We’ve all encountered that awkward moment where we’re in front of a street food vendor or a parking attendant, and we don’t have any cash on us. Mobile point-of-sale systems and apps that let users send money back and forth have skyrocketed recently, but there still are plenty of instances where nobody wants to be caught without having cold, hard cash on them. The tempting thing to do may be to take your newly-acquired travel rewards credit card to an ATM and make a cash advance to withdraw what you need so you can pay for your hot dog or parking spot, but there’s a good chance the costs will outweigh the benefits.
What is a Cash Advance?
A cash advance is withdrawing physical cash against your credit card balance to pay for a good or service that can’t be paid for directly with a credit card. Taking out a cash advance against your credit card balance is very different from using a debit card at an ATM. Some cardholders may not know this but using a credit card to borrow cash to pay for something is more expensive than using a credit card to outright buy an item because of the extra transaction fees. Credit card companies treat cash advances differently than regular purchases, and they structure their interest rates differently with cash advances having much higher rates.
Are Advances Worth It?
Increased Interest Rates: Compared to purchase and balance transfer rates, cash advance rates are higher and have been known to top out near 27%. If the cash advance isn’t paid off immediately more interest can accrue over time, making that cash advance much more expensive as time passes.
Cash Advance Fee: Credit cards that offer cash advances charge a fee in the form of a fixed dollar amount or percentage of the transfer. They’ll usually charge either $5 or 3% of the amount of the cash advance, whichever is greater.
No Grace Period: Purchases made with a credit card typically have a 21 to 25-day grace period where cardholders have the chance to pay their full balance without accruing interest, but with cash advances, the balance immediately begins collecting interest.
No Introductory Rate Offers: Many credit cards offer special Introductory Rates such as 0% interest for up to 18 months on purchases and balance transfers, but they don’t do the same for advances.
ATM Withdrawal Fees: In addition to high interest and a fee, cardholders also must pay an ATM withdrawal fee to borrow cash. The credit card issuer may also issue an ATM fee.
Payment Allocation Rules: Cardholders who make the minimum payment will have it applied to the balance with the highest interest rate, but if the payment is above the minimum the credit card issuers can apply it to the lowest rate balance. This means it will take longer to pay off the balance.
What Are Some Alternatives an Advance?
Use Your Debit Card: Using your debit card at any ATM is a much better idea because even if you must pay an ATM withdrawal fee, you’ll save money on the Cash Advance Fee and the higher interest.

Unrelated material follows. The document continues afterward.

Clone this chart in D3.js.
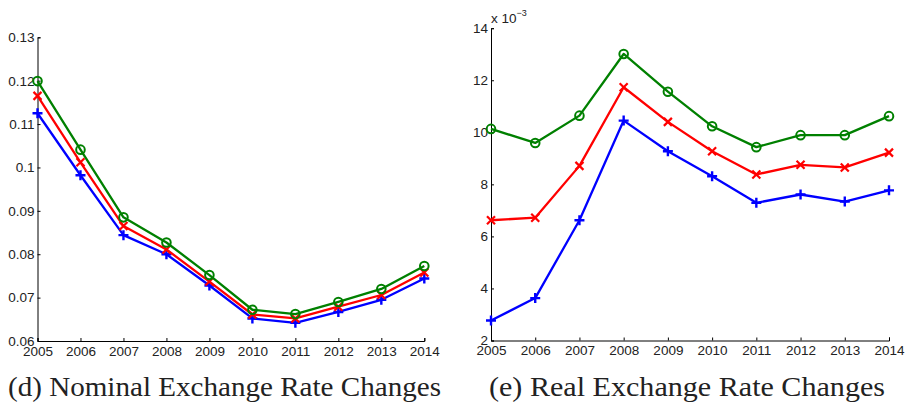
<!DOCTYPE html>
<html>
<head>
<meta charset="utf-8">
<script src="https://cdn.jsdelivr.net/npm/d3@7"></script>
<style>
  body { margin: 0; background: #fff; }
</style>
</head>
<body>
<div id="chart"></div>
<script>
// years on the x axis (both panels)
var years = [2005, 2006, 2007, 2008, 2009, 2010, 2011, 2012, 2013, 2014];

// (d) nominal exchange rate changes
var nomGreen = [0.1199, 0.1041, 0.0885, 0.0827, 0.0752, 0.0672, 0.0662, 0.0690, 0.0720, 0.0773];
var nomRed   = [0.1165, 0.1012, 0.0865, 0.0811, 0.0737, 0.0661, 0.0652, 0.0679, 0.0706, 0.0758];
var nomBlue  = [0.1125, 0.0982, 0.0844, 0.0800, 0.0728, 0.0652, 0.0642, 0.0667, 0.0695, 0.0744];
var nomTicks = [0.06, 0.07, 0.08, 0.09, 0.1, 0.11, 0.12, 0.13];

// (e) real exchange rate changes, in units of 10^-3
var realGreen = [10.13, 9.59, 10.64, 13.01, 11.56, 10.23, 9.43, 9.89, 9.89, 10.62];
var realRed   = [6.62, 6.72, 8.71, 11.73, 10.40, 9.27, 8.38, 8.75, 8.65, 9.22];
var realBlue  = [2.77, 3.63, 6.62, 10.45, 9.27, 8.31, 7.29, 7.61, 7.34, 7.77];
var realTicks = [2, 4, 6, 8, 10, 12, 14];

var captions = ["(d) Nominal Exchange Rate Changes", "(e) Real Exchange Rate Changes"];

var sans = "'Liberation Sans', Helvetica, Arial, sans-serif";
var serif = "'Liberation Serif', 'DejaVu Serif', serif";

var W = 907, H = 408;
var svg = d3.select("#chart").append("svg")
  .attr("width", W).attr("height", H);

// draw one panel
function panel(opts) {
  var x = d3.scaleLinear().domain([2005, 2014]).range([opts.x0, opts.x1]);
  var y = d3.scaleLinear().domain(opts.domain).range([opts.y0, opts.y1]);
  var g = svg.append("g");

  // y axis, ticks pointing inward
  g.append("g")
    .attr("transform", "translate(" + opts.x0 + ",0)")
    .call(d3.axisRight(y).tickValues(opts.ticks).tickSize(3).tickFormat(opts.fmt))
    .call(function(a) {
      a.select(".domain").attr("stroke", "#000").attr("stroke-width", 1);
      a.selectAll(".tick line").attr("stroke", "#000");
      a.selectAll(".tick text").attr("x", -3).attr("text-anchor", "end")
        .attr("fill", "#222")
        .style("font-size", "13.5px").style("font-family", sans);
    });

  // x axis, ticks pointing up
  g.append("g")
    .attr("transform", "translate(0," + opts.y0 + ")")
    .call(d3.axisTop(x).tickValues(years).tickSize(3).tickFormat(d3.format("d")))
    .call(function(a) {
      a.select(".domain").attr("stroke", "#000").attr("stroke-width", 1);
      a.selectAll(".tick line").attr("stroke", "#000");
      a.selectAll(".tick text").attr("y", 14.8).attr("dy", null)
        .attr("fill", "#222")
        .style("font-size", "13.5px").style("font-family", sans);
    });

  var line = d3.line()
    .x(function(d, i) { return x(years[i]); })
    .y(function(d) { return y(d); });

  opts.series.forEach(function(s) {
    g.append("path")
      .datum(s.values)
      .attr("fill", "none")
      .attr("stroke", s.color)
      .attr("stroke-width", 2.3)
      .attr("stroke-linejoin", "round")
      .attr("d", line);

    var m = g.selectAll(null)
      .data(s.values)
      .enter().append("g")
      .attr("transform", function(d, i) { return "translate(" + x(years[i]) + "," + y(d) + ")"; });

    if (s.marker == "o") {
      m.append("circle").attr("r", 4.3)
        .attr("fill", "none").attr("stroke", s.color).attr("stroke-width", 2);
    } else if (s.marker == "x") {
      m.append("path").attr("d", "M-4,-4L4,4M-4,4L4,-4")
        .attr("stroke", s.color).attr("stroke-width", 2.2);
    } else {
      m.append("path").attr("d", "M-5,0L5,0M0,-5L0,5")
        .attr("stroke", s.color).attr("stroke-width", 2.4);
    }
  });

  svg.append("text")
    .attr("x", opts.capX)
    .attr("y", 396)
    .attr("textLength", opts.capW)
    .attr("lengthAdjust", "spacingAndGlyphs")
    .attr("fill", "#222")
    .style("font-family", serif)
    .style("font-size", "27px")
    .text(opts.caption);

  return { x: x, y: y };
}

panel({
  x0: 37.5, x1: 424.3, y0: 341, y1: 37.3,
  domain: [0.06, 0.13], ticks: nomTicks,
  fmt: function(d) { return String(+d.toFixed(2)); },
  series: [
    { values: nomBlue, color: "#0000ff", marker: "+" },
    { values: nomRed, color: "#ff0000", marker: "x" },
    { values: nomGreen, color: "#008000", marker: "o" }
  ],
  caption: captions[0], capX: 8, capW: 433
});

panel({
  x0: 491, x1: 889, y0: 340.5, y1: 28.2,
  domain: [2, 14], ticks: realTicks,
  fmt: d3.format("d"),
  series: [
    { values: realBlue, color: "#0000ff", marker: "+" },
    { values: realRed, color: "#ff0000", marker: "x" },
    { values: realGreen, color: "#008000", marker: "o" }
  ],
  caption: captions[1], capX: 489, capW: 396
});

// exponent label for the right panel
var expo = svg.append("text")
  .attr("x", 491).attr("y", 23)
  .attr("fill", "#222")
  .style("font-size", "13.5px").style("font-family", sans);
expo.append("tspan").text("x 10");
expo.append("tspan").style("font-size", "9px").attr("dy", -7).text("\u22123");
</script>
</body>
</html>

Borrow Cash: Find a friend or family member willing to lend you cash for your hot dog or parking spot, and offer to pay them back with a cash transfer app.
Take Out a Personal Loan: If you need to take out a more substantial amount of cash, consider looking into a personal loan with a friendlier interest rate. It’ll also give you more of a financial cushion to avoid needing to borrow more money.
Overdraw Your Bank Account: If payday is in sight, and you need some money to get you through a few days consider overdrawing your checking account. You’ll have to pay an overdraft penalty, but it’ll be substantially less expensive than paying a fee or interest, an ATM withdrawal fee, and a possible ATM fee from the issuer.
How Does an Advance Affect My Credit Score?
Using a credit card to take out a cash advance doesn’t directly affect your credit score, but there are ways in which it can have indirect consequences. The higher interest rates associated with credit card cash advances only make it more difficult for cardholders to pay off their balance in full and get out of credit card debt if they’re having trouble financially. If they default on their credit card payments or fall behind on payments it will have a negative impact on their credit score. The only way for cardholders to have their credit scores not be negatively affected by taking out a cash advance is to immediately pay it back.